- Supreme Court of the United States

Argued March 29, 2004 Decided June 14, 2004
- Full case name: Gale Norton, Secretary of the Interior, et al. v. Southern Utah Wilderness Alliance et al.
- Docket no.: 03-101
- Citations: 542 U.S. 55 (more) 124 S. Ct. 2373; 159 L. Ed. 2d 137

Court membership
- Chief Justice William Rehnquist Associate Justices John P. Stevens · Sandra Day O'Connor Antonin Scalia · Anthony Kennedy David Souter · Clarence Thomas Ruth Bader Ginsburg · Stephen Breyer

Case opinion
- Majority: Scalia, joined by unanimous

Laws applied
- Administrative Procedure Act 702, 704, 706.

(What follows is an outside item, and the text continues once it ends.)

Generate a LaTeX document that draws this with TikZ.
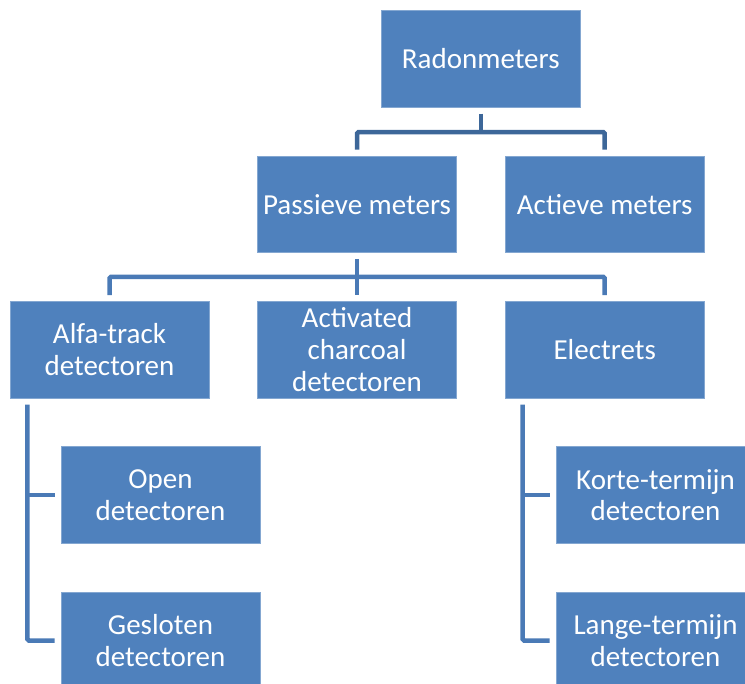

= Norton v. Southern Utah Wilderness Alliance =

Norton v. Southern Utah Wilderness Alliance, 542 U.S. 55 (2004), was a Supreme Court case that held that although the Administrative Procedure Act says that a person may challenge an agency's failure to act, this provision essentially just carries forward the writ of mandamus. Thus an agency cannot be compelled to act unless there is some non-discretionary, discrete act. Therefore, in this case, an interest group could not challenge an agency's failure to "act so as to preserve the wilderness" in accordance with the statute.

==Background==
Under the Federal Land Policy and Management Act of 1976, the federal Bureau of Land Management is required to manage "2.5 million acres of land in Utah" called "wilderness study areas." The Southern Utah Wilderness Alliance and other environmentalist groups filed suit under the Administrative Procedure Act, compelling the government to act when "an agency has failed to meet its legal duties." The Wilderness Alliance claimed that the Bureau of Land Management had failed to adequately protect the study areas and that the bureau permitted off-road vehicle use that damaged the study areas, violating the act passed by Congress in 1976.